*** Source excerpt
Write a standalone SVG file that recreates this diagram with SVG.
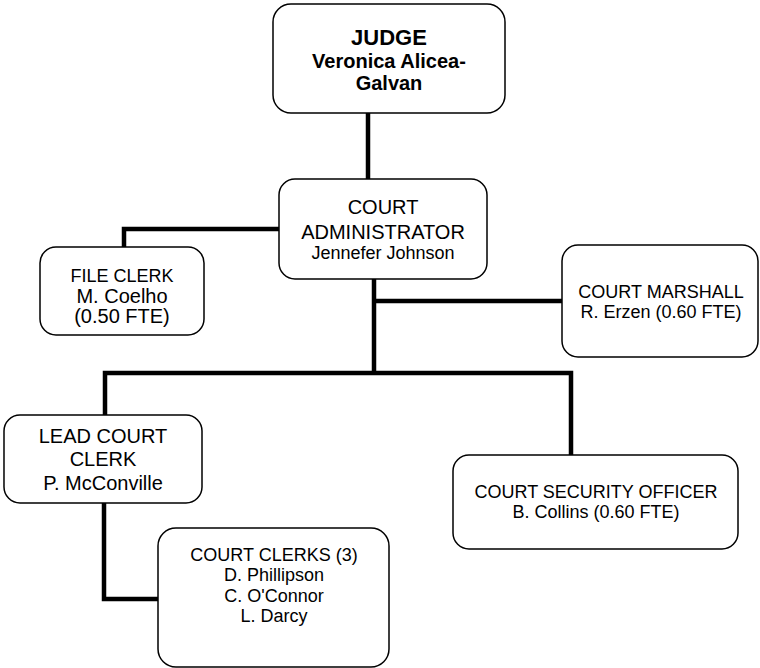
<svg xmlns="http://www.w3.org/2000/svg" width="760" height="668" viewBox="0 0 760 668">
<style>
.box{fill:#fff;stroke:#000;stroke-width:1.5}
.t{font-family:"Liberation Sans",Arial,sans-serif;font-size:18px;text-anchor:middle;fill:#000}
.b{font-weight:bold;font-size:20px}
.l{font-size:20px}
.c{fill:none;stroke:#000;stroke-width:4.5;stroke-linecap:butt;stroke-linejoin:miter}
</style>
<rect width="760" height="668" fill="#fff"/>
<g id="connectors">
<path class="c" d="M368,113 V179"/>
<path class="c" d="M279,229 H124 V247"/>
<path class="c" d="M374,279 V373"/>
<path class="c" d="M374,301 H562"/>
<path class="c" d="M105,415 V373 H571 V468"/>
<path class="c" d="M104,503 V599 H158"/>
</g>
<g id="judge">
<rect class="box" x="273" y="4" width="232" height="109" rx="18"/>
<text class="t b" x="389" y="45" style="font-size:22px">JUDGE</text>
<text class="t b" x="389" y="68">Veronica Alicea-</text>
<text class="t b" x="389" y="90">Galvan</text>
</g>
<g id="admin">
<rect class="box" x="279" y="179" width="208" height="100" rx="16"/>
<text class="t l" x="383" y="214">COURT</text>
<text class="t l" x="383" y="239">ADMINISTRATOR</text>
<text class="t" x="383" y="259">Jennefer Johnson</text>
</g>
<g id="fileclerk">
<rect class="box" x="40" y="247" width="164" height="88" rx="16"/>
<text class="t" x="122" y="282">FILE CLERK</text>
<text class="t l" x="122" y="303">M. Coelho</text>
<text class="t l" x="122" y="323">(0.50 FTE)</text>
</g>
<g id="marshall">
<rect class="box" x="562" y="245" width="196" height="112" rx="16"/>
<text class="t" x="661" y="298">COURT MARSHALL</text>
<text class="t" x="661" y="318">R. Erzen (0.60 FTE)</text>
</g>
<g id="lead">
<rect class="box" x="4" y="415" width="198" height="88" rx="16"/>
<text class="t l" x="103" y="443">LEAD COURT</text>
<text class="t l" x="103" y="466">CLERK</text>
<text class="t l" x="103" y="490">P. McConville</text>
</g>
<g id="security">
<rect class="box" x="453" y="455" width="285" height="94" rx="16"/>
<text class="t" x="596" y="498">COURT SECURITY OFFICER</text>
<text class="t" x="596" y="518">B. Collins (0.60 FTE)</text>
</g>
<g id="clerks">
<rect class="box" x="158" y="528" width="231" height="139" rx="18"/>
<text class="t" x="274" y="561">COURT CLERKS (3)</text>
<text class="t" x="274" y="581">D. Phillipson</text>
<text class="t" x="274" y="602">C. O'Connor</text>
<text class="t" x="274" y="622">L. Darcy</text>
</g>
</svg>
******
Exercise details — Reproduce the full listing faithfully, but do not carry over any pictures.

Answer in full —
Write a standalone SVG file that recreates this diagram with SVG.
<svg xmlns="http://www.w3.org/2000/svg" width="760" height="668" viewBox="0 0 760 668">
<style>
.box{fill:#fff;stroke:#000;stroke-width:1.5}
.t{font-family:"Liberation Sans",Arial,sans-serif;font-size:18px;text-anchor:middle;fill:#000}
.b{font-weight:bold;font-size:20px}
.l{font-size:20px}
.c{fill:none;stroke:#000;stroke-width:4.5;stroke-linecap:butt;stroke-linejoin:miter}
</style>
<rect width="760" height="668" fill="#fff"/>
<g id="connectors">
<path class="c" d="M368,113 V179"/>
<path class="c" d="M279,229 H124 V247"/>
<path class="c" d="M374,279 V373"/>
<path class="c" d="M374,301 H562"/>
<path class="c" d="M105,415 V373 H571 V468"/>
<path class="c" d="M104,503 V599 H158"/>
</g>
<g id="judge">
<rect class="box" x="273" y="4" width="232" height="109" rx="18"/>
<text class="t b" x="389" y="45" style="font-size:22px">JUDGE</text>
<text class="t b" x="389" y="68">Veronica Alicea-</text>
<text class="t b" x="389" y="90">Galvan</text>
</g>
<g id="admin">
<rect class="box" x="279" y="179" width="208" height="100" rx="16"/>
<text class="t l" x="383" y="214">COURT</text>
<text class="t l" x="383" y="239">ADMINISTRATOR</text>
<text class="t" x="383" y="259">Jennefer Johnson</text>
</g>
<g id="fileclerk">
<rect class="box" x="40" y="247" width="164" height="88" rx="16"/>
<text class="t" x="122" y="282">FILE CLERK</text>
<text class="t l" x="122" y="303">M. Coelho</text>
<text class="t l" x="122" y="323">(0.50 FTE)</text>
</g>
<g id="marshall">
<rect class="box" x="562" y="245" width="196" height="112" rx="16"/>
<text class="t" x="661" y="298">COURT MARSHALL</text>
<text class="t" x="661" y="318">R. Erzen (0.60 FTE)</text>
</g>
<g id="lead">
<rect class="box" x="4" y="415" width="198" height="88" rx="16"/>
<text class="t l" x="103" y="443">LEAD COURT</text>
<text class="t l" x="103" y="466">CLERK</text>
<text class="t l" x="103" y="490">P. McConville</text>
</g>
<g id="security">
<rect class="box" x="453" y="455" width="285" height="94" rx="16"/>
<text class="t" x="596" y="498">COURT SECURITY OFFICER</text>
<text class="t" x="596" y="518">B. Collins (0.60 FTE)</text>
</g>
<g id="clerks">
<rect class="box" x="158" y="528" width="231" height="139" rx="18"/>
<text class="t" x="274" y="561">COURT CLERKS (3)</text>
<text class="t" x="274" y="581">D. Phillipson</text>
<text class="t" x="274" y="602">C. O'Connor</text>
<text class="t" x="274" y="622">L. Darcy</text>
</g>
</svg>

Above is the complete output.